Source code of charts
++++++
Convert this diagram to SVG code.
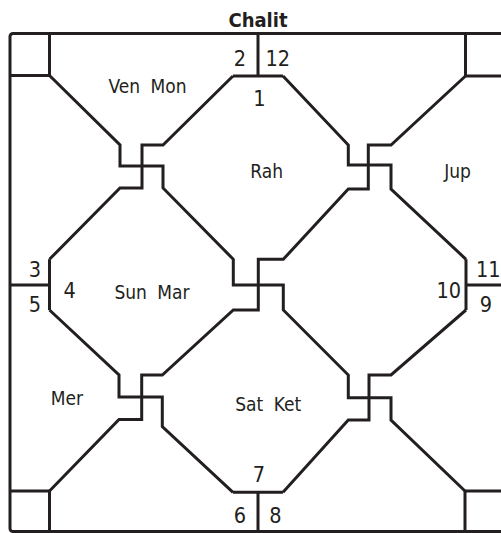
<svg xmlns="http://www.w3.org/2000/svg" width="501" height="533" viewBox="0 0 501 533">
<style>
.ln{fill:none;stroke:#231f20;stroke-width:3;stroke-linejoin:miter;stroke-linecap:butt}
text{font-family:"DejaVu Sans Condensed","DejaVu Sans",sans-serif;font-stretch:condensed;fill:#231f20;text-anchor:middle}
.num{font-size:21.5px}
.pl{font-size:19px;word-spacing:5px}
.title{font-size:20px;font-weight:bold}
</style>
<rect width="501" height="533" fill="#ffffff"/>
<g id="connectors">
<rect class="ln" x="10" y="33.5" width="496" height="498" rx="3"/>
<path class="ln" d="M258,33.5V76M233,76H283"/>
<path class="ln" d="M49.5,33.5V75.5H10"/>
<path class="ln" d="M465.5,33.5V76H506"/>
<path class="ln" d="M10,285H49.5M49.5,259.3V310"/>
<path class="ln" d="M466,285H506M466,259.3V310"/>
<path class="ln" d="M49.5,531.5V491H10"/>
<path class="ln" d="M465,531.5V491H506"/>
<path class="ln" d="M258,531.5V492.3M233,492.3H283"/>
<path class="ln" d="M49.5,75.5L120,145V166H163V188L233.3,259.3V285H283.3V310L348.3,375V397.7H391V420L465,491"/>
<path class="ln" d="M233,76L163,145H142V188H120L49.5,259.3"/>
<path class="ln" d="M283,76L348.3,145V165H391V189L466,259.3"/>
<path class="ln" d="M465.5,76L391,145H368.3V189H348.3L283.3,259.3H258.3V310H233.3L162.3,375H141.7V419.5H119L49.5,491"/>
<path class="ln" d="M49.5,310L119,375V397H162.3V426.7L233,492.3"/>
<path class="ln" d="M283,492.3L348.3,420H369V375H391L466,310"/>
</g>
<g id="title"><text class="title" x="258" y="26.5">Chalit</text></g>
<g id="house-1"><text class="num" x="259.5" y="106">1</text><text class="pl" x="266.7" y="178.3">Rah</text></g>
<g id="house-2"><text class="num" x="240" y="65.7">2</text><text class="pl" x="147.5" y="93.3">Ven Mon</text></g>
<g id="house-3"><text class="num" x="35" y="277.3">3</text></g>
<g id="house-4"><text class="num" x="69.7" y="297.7">4</text><text class="pl" x="152" y="299.3">Sun Mar</text></g>
<g id="house-5"><text class="num" x="35" y="311.7">5</text><text class="pl" x="67" y="405">Mer</text></g>
<g id="house-6"><text class="num" x="240" y="522.7">6</text></g>
<g id="house-7"><text class="num" x="258.8" y="481.7">7</text><text class="pl" x="268.2" y="410.7">Sat Ket</text></g>
<g id="house-8"><text class="num" x="275.3" y="522.7">8</text></g>
<g id="house-9"><text class="num" x="486" y="311.7">9</text></g>
<g id="house-10"><text class="num" x="448.8" y="297.7">10</text></g>
<g id="house-11"><text class="num" x="488.3" y="277.3">11</text></g>
<g id="house-12"><text class="num" x="277.8" y="65.7">12</text><text class="pl" x="457.5" y="178.3">Jup</text></g>
</svg>
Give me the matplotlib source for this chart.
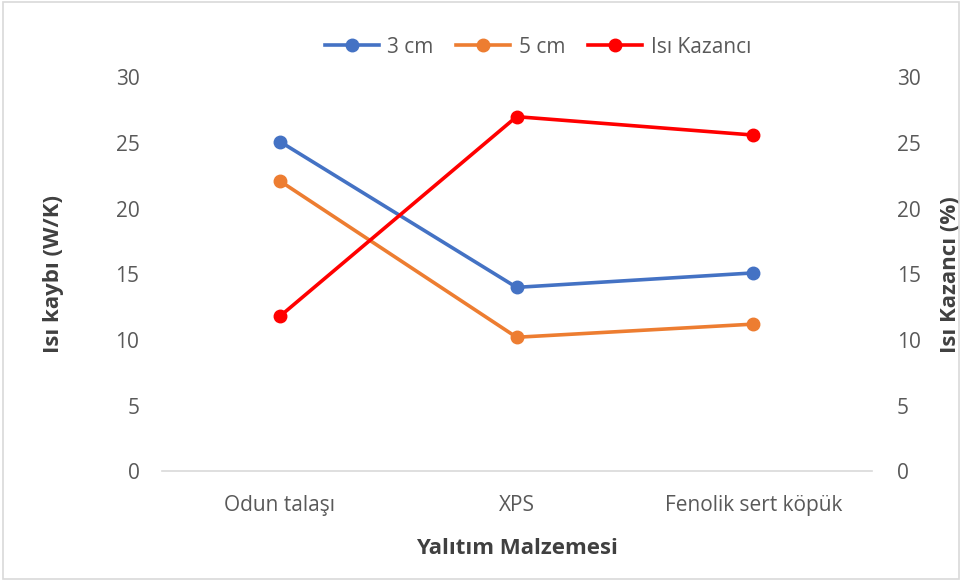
import matplotlib
matplotlib.use("Agg")
import matplotlib.pyplot as plt
from matplotlib.patches import Rectangle

plt.rcParams['font.family'] = ['Open Sans', 'DejaVu Sans']

categories = ["Odun talaşı", "XPS", "Fenolik sert köpük"]
loss_3cm = [25.1, 14.0, 15.1]
loss_5cm = [22.1, 10.2, 11.2]
heat_gain = [11.8, 27.0, 25.6]

yticks = [0, 5, 10, 15, 20, 25, 30]

tick_color = "#595959"
label_color = "#404040"

fig = plt.figure(figsize=(9.62, 5.81), dpi=100)
ax = fig.add_axes([0.168, 0.189, 0.738, 0.678])
ax2 = ax.twinx()

x = list(range(len(categories)))
l1, = ax.plot(x, loss_3cm, color="#4472C4", lw=2.6, marker="o", ms=9, label="3 cm")
l2, = ax.plot(x, loss_5cm, color="#ED7D31", lw=2.6, marker="o", ms=9, label="5 cm")
l3, = ax2.plot(x, heat_gain, color="#FF0000", lw=2.6, marker="o", ms=9, label="Isı Kazancı")

for a in (ax, ax2):
    a.set_ylim(0, 30)
    a.set_yticks(yticks)
    a.set_xlim(-0.5, 2.5)
    for s in a.spines.values():
        s.set_visible(False)
    a.tick_params(axis="y", length=0, labelsize=15, colors=tick_color)

ax.spines["bottom"].set_visible(True)
ax.spines["bottom"].set_color("#D9D9D9")
ax.spines["bottom"].set_linewidth(1.2)
ax.set_xticks(x)
ax.set_xticklabels(categories)
ax.tick_params(axis="x", length=0, labelsize=15, colors=tick_color, pad=17)
ax.tick_params(axis="y", pad=16)
ax2.tick_params(axis="y", pad=18)

ax.set_ylabel("Isı kaybı (W/K)", fontsize=16, fontweight="bold", color=label_color, labelpad=37)
ax2.set_ylabel("Isı Kazancı (%)", fontsize=16, fontweight="bold", color=label_color, labelpad=14)
ax.set_xlabel("Yalıtım Malzemesi", fontsize=16, fontweight="bold", color=label_color, labelpad=16)

fig.legend(handles=[l1, l2, l3], loc="center", bbox_to_anchor=(0.559, 0.919), ncol=3,
           frameon=False, fontsize=15, handlelength=2.6, columnspacing=1.1,
           handletextpad=0.4, labelcolor=tick_color)

fig.patches.append(Rectangle((0.003, 0.004), 0.994, 0.992, transform=fig.transFigure,
                             fill=False, edgecolor="#D9D9D9", lw=1.2))

fig.savefig("out.png", dpi=100)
++++++
• [TASK DESCRIPTION]: Every entry must be written out exactly, with all pictures left out.

• [ANSWER TO THIS EXERCISE]:
Convert this diagram to SVG code.
<svg xmlns="http://www.w3.org/2000/svg" width="501" height="533" viewBox="0 0 501 533">
<style>
.ln{fill:none;stroke:#231f20;stroke-width:3;stroke-linejoin:miter;stroke-linecap:butt}
text{font-family:"DejaVu Sans Condensed","DejaVu Sans",sans-serif;font-stretch:condensed;fill:#231f20;text-anchor:middle}
.num{font-size:21.5px}
.pl{font-size:19px;word-spacing:5px}
.title{font-size:20px;font-weight:bold}
</style>
<rect width="501" height="533" fill="#ffffff"/>
<g id="connectors">
<rect class="ln" x="10" y="33.5" width="496" height="498" rx="3"/>
<path class="ln" d="M258,33.5V76M233,76H283"/>
<path class="ln" d="M49.5,33.5V75.5H10"/>
<path class="ln" d="M465.5,33.5V76H506"/>
<path class="ln" d="M10,285H49.5M49.5,259.3V310"/>
<path class="ln" d="M466,285H506M466,259.3V310"/>
<path class="ln" d="M49.5,531.5V491H10"/>
<path class="ln" d="M465,531.5V491H506"/>
<path class="ln" d="M258,531.5V492.3M233,492.3H283"/>
<path class="ln" d="M49.5,75.5L120,145V166H163V188L233.3,259.3V285H283.3V310L348.3,375V397.7H391V420L465,491"/>
<path class="ln" d="M233,76L163,145H142V188H120L49.5,259.3"/>
<path class="ln" d="M283,76L348.3,145V165H391V189L466,259.3"/>
<path class="ln" d="M465.5,76L391,145H368.3V189H348.3L283.3,259.3H258.3V310H233.3L162.3,375H141.7V419.5H119L49.5,491"/>
<path class="ln" d="M49.5,310L119,375V397H162.3V426.7L233,492.3"/>
<path class="ln" d="M283,492.3L348.3,420H369V375H391L466,310"/>
</g>
<g id="title"><text class="title" x="258" y="26.5">Chalit</text></g>
<g id="house-1"><text class="num" x="259.5" y="106">1</text><text class="pl" x="266.7" y="178.3">Rah</text></g>
<g id="house-2"><text class="num" x="240" y="65.7">2</text><text class="pl" x="147.5" y="93.3">Ven Mon</text></g>
<g id="house-3"><text class="num" x="35" y="277.3">3</text></g>
<g id="house-4"><text class="num" x="69.7" y="297.7">4</text><text class="pl" x="152" y="299.3">Sun Mar</text></g>
<g id="house-5"><text class="num" x="35" y="311.7">5</text><text class="pl" x="67" y="405">Mer</text></g>
<g id="house-6"><text class="num" x="240" y="522.7">6</text></g>
<g id="house-7"><text class="num" x="258.8" y="481.7">7</text><text class="pl" x="268.2" y="410.7">Sat Ket</text></g>
<g id="house-8"><text class="num" x="275.3" y="522.7">8</text></g>
<g id="house-9"><text class="num" x="486" y="311.7">9</text></g>
<g id="house-10"><text class="num" x="448.8" y="297.7">10</text></g>
<g id="house-11"><text class="num" x="488.3" y="277.3">11</text></g>
<g id="house-12"><text class="num" x="277.8" y="65.7">12</text><text class="pl" x="457.5" y="178.3">Jup</text></g>
</svg>
Give me the matplotlib source for this chart.
import matplotlib
matplotlib.use("Agg")
import matplotlib.pyplot as plt
from matplotlib.patches import Rectangle

plt.rcParams['font.family'] = ['Open Sans', 'DejaVu Sans']

categories = ["Odun talaşı", "XPS", "Fenolik sert köpük"]
loss_3cm = [25.1, 14.0, 15.1]
loss_5cm = [22.1, 10.2, 11.2]
heat_gain = [11.8, 27.0, 25.6]

yticks = [0, 5, 10, 15, 20, 25, 30]

tick_color = "#595959"
label_color = "#404040"

fig = plt.figure(figsize=(9.62, 5.81), dpi=100)
ax = fig.add_axes([0.168, 0.189, 0.738, 0.678])
ax2 = ax.twinx()

x = list(range(len(categories)))
l1, = ax.plot(x, loss_3cm, color="#4472C4", lw=2.6, marker="o", ms=9, label="3 cm")
l2, = ax.plot(x, loss_5cm, color="#ED7D31", lw=2.6, marker="o", ms=9, label="5 cm")
l3, = ax2.plot(x, heat_gain, color="#FF0000", lw=2.6, marker="o", ms=9, label="Isı Kazancı")

for a in (ax, ax2):
    a.set_ylim(0, 30)
    a.set_yticks(yticks)
    a.set_xlim(-0.5, 2.5)
    for s in a.spines.values():
        s.set_visible(False)
    a.tick_params(axis="y", length=0, labelsize=15, colors=tick_color)

ax.spines["bottom"].set_visible(True)
ax.spines["bottom"].set_color("#D9D9D9")
ax.spines["bottom"].set_linewidth(1.2)
ax.set_xticks(x)
ax.set_xticklabels(categories)
ax.tick_params(axis="x", length=0, labelsize=15, colors=tick_color, pad=17)
ax.tick_params(axis="y", pad=16)
ax2.tick_params(axis="y", pad=18)

ax.set_ylabel("Isı kaybı (W/K)", fontsize=16, fontweight="bold", color=label_color, labelpad=37)
ax2.set_ylabel("Isı Kazancı (%)", fontsize=16, fontweight="bold", color=label_color, labelpad=14)
ax.set_xlabel("Yalıtım Malzemesi", fontsize=16, fontweight="bold", color=label_color, labelpad=16)

fig.legend(handles=[l1, l2, l3], loc="center", bbox_to_anchor=(0.559, 0.919), ncol=3,
           frameon=False, fontsize=15, handlelength=2.6, columnspacing=1.1,
           handletextpad=0.4, labelcolor=tick_color)

fig.patches.append(Rectangle((0.003, 0.004), 0.994, 0.992, transform=fig.transFigure,
                             fill=False, edgecolor="#D9D9D9", lw=1.2))

fig.savefig("out.png", dpi=100)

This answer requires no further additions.